With given notations, we give here a formal description of how we implement the active sampling judgement function \({{\mathcal{J}}}\), as

$${{\mathcal{J}}}(\rho,{\rho }_{-},d)=\left\{\begin{array}{ll}\,{{\rm{true}}}\,,& \,{{\rm{if}}}\,\rho > \alpha \cdot {\rho }_{-}\hfill\\ \,{{\rm{true}}}\,,& \,{{\rm{if}}}\rho > \beta \cdot {\rho }_{-}{{\rm{and}}}\,d > \gamma \\ \,{{\rm{false}}}\,,& \,\,{{\rm{otherwise}}}\hfill\end{array}\right.$$
(39)

where ρ and ρ represent the event density of current sampling and last active sampling; d represent the lasting time of being inactive; α and β represent the high and low threshold ratios; γ represents the duration required to trigger the low threshold β. In our experiments, α and β are typically set to 0.5 and 0.05 respectively, and γ is set to 50ms.

As detailed in Section “Strategies for Continuous Event-driven Perception”, every inactive sampling gives additional event data to the next cycle of tracking, enhancing its accuracy. However, the state of being inactive should not last for too long period, unless the object is really motionless, so we set an upper bound γ.

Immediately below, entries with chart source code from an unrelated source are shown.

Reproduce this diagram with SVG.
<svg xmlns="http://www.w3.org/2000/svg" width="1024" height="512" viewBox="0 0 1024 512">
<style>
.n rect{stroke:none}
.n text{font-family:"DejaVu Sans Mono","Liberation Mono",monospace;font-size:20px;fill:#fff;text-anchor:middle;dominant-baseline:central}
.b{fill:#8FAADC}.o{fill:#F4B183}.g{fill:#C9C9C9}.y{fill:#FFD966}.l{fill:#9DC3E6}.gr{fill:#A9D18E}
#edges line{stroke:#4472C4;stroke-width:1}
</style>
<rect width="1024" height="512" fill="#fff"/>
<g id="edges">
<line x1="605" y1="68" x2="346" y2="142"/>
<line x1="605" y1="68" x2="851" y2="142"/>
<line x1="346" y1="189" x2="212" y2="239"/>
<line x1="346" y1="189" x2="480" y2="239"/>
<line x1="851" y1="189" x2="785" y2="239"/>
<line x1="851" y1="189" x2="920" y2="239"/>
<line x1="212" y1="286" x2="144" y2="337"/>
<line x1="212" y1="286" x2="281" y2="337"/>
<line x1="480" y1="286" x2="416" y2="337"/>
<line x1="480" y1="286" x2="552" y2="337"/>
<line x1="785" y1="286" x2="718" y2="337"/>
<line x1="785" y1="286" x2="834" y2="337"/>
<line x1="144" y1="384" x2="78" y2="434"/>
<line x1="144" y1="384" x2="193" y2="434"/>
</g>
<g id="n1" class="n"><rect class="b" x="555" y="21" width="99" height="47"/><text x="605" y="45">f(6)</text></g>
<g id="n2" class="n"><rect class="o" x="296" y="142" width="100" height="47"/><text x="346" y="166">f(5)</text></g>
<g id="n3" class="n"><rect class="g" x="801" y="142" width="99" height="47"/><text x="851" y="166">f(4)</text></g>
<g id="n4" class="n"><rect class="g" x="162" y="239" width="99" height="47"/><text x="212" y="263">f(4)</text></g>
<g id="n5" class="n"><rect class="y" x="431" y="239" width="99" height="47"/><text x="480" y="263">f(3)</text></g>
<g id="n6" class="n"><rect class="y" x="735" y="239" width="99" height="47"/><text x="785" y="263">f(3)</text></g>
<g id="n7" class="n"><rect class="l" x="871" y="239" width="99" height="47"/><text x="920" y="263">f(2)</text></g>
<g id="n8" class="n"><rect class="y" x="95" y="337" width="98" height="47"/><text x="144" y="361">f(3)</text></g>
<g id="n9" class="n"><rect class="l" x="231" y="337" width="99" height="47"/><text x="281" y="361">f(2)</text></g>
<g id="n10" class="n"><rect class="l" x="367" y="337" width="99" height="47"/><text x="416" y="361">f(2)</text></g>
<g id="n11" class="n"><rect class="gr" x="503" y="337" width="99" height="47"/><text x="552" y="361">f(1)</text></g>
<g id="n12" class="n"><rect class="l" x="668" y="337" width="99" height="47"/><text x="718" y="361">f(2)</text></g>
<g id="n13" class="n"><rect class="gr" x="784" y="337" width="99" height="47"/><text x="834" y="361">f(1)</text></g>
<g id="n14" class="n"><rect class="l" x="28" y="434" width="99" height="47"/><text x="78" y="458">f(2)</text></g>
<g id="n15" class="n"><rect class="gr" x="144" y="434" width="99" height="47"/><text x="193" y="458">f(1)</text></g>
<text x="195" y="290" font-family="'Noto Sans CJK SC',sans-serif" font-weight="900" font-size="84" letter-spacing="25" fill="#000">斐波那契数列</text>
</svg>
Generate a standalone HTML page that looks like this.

Triggering of the strategy

Given that some perception models rely on previous outputs for prediction assistance (e.g., tracking algorithms require the last bounding box to define the search area), Context-Aware Sampling can enhance prediction results even if it is not frequently triggered in a sequence. We present the trigger ratio (or sparsity) and the corresponding STARE performance improvement for a subset of ESOT500 sequences with the setting of 2 ms sampling window in Fig. 7c. More details are available in Supplementary Note 8.

Modified STARE pipeline

The Algo. 1 of Supplementary Note 5 illustrates the STARE pipeline. The modified pipeline, extended to Predictive Motion Extrapolation (blue) and Context-Aware Sampling (orange), can be seen in Algo. 2 of Supplementary Note 5. The modified pipeline for Asynchronous Tracking can be seen in Algo. 3 of Supplementary Note 5.

In the provided algorithm, it is evident that the Context-Aware Sampling serves as an enhancement that is independent of specific tracking algorithms. This strategy is designed to mitigate issues originating from the input data or from suboptimal parameter configurations. Conversely, the Predictive Motion Extrapolation represents a form of enhancement that inherently depends on the neural network structure of the perception model, and its implementation approach and associated challenges vary across different kinds of perception models.

Related work

We provide an overview of related work.

Asynchronous perception

To handle the unpredictability of high-dynamic motion where simple extrapolation can fail, we proposed Asynchronous Tracking. The most closely related work is from ref. 9, which builds a dual-component object detector with a high-precision, slow CNN and a lightweight, fast GNN to balance accuracy and speed. This work focuses on the trade-off between data bandwidth and computational efficiency (FLOPS) in object detection. However, the proposed slow model still relies on the RGB modality, and this dependency bottlenecks the speed at which features are updated and shared to the fast model. Our Asynchronous Tracking, however, is focused on object tracking and is driven by the pure event stream. The essential challenge of high-dynamic scenarios is their unpredictability56,57. This challenge should be addressed not by extrapolating further into an uncertain future, but by increasing the sampling and output frequency to minimize the accuracy degradation caused by perception latency.

Context-aware sampling

We designed context-aware sampling to address the sensitivity of event-based trackers to the sampling window size, as evidenced by the unimodal distributions observed in our experiments. In the neuromorphic vision community, related ideas for dynamically processing event streams exist. Existing approaches typically act as open-loop, feed-forward filters. These include methods like adaptive temporal windowing58,59, fixed-count event packeting22, and saliency-based spatial filtering60,61. These methods rely on low-level statistics to decide which events to feed into the model. In contrast, our Context-Aware Sampling operates in a closed-loop manner. Its sampling strategy is guided not only by the event stream statistics, but also by the model’s previous output, specifically the event density within the last predicted bounding box. This creates a runtime feedback loop, allowing the model to actively regulate its own input based on its perceived state. This methodological shift from an open-loop filter to a closed-loop system is the fundamental difference.

Predictive motion extrapolation

Our Predictive Motion Extrapolation method was designed to explicitly compensate for perception latency by forecasting the object’s future state. In the neuromorphic vision community, several ideas have been explored in motion compensation or prediction, often by adapting classical state estimation algorithms. For instance, several studies have employed Kalman Filters to process the asynchronous event stream, predicting the future trajectory of objects like moving hands or drones25,62,63,64,65. Others have utilized variations like particle filters66,67 or assumed simpler constant-velocity models to achieve similar predictive capabilities68,69. More recent bio-inspired works have explored this problem by using an unsupervised SNN to learn motion features and predict ball trajectories70. While these classical and SNN-based methods rely on either handcrafted motion models or specialized, spike-based learning rules, our Predictive Motion Extrapolation is an end-to-end learning system built upon a conventional Artificial Neural Network (ANN). The velocity vector used for extrapolation is not assumed or learned through unsupervised plasticity, but is directly learned as part of the perception model’s supervised training, allowing it to capture more complex dynamics from the data.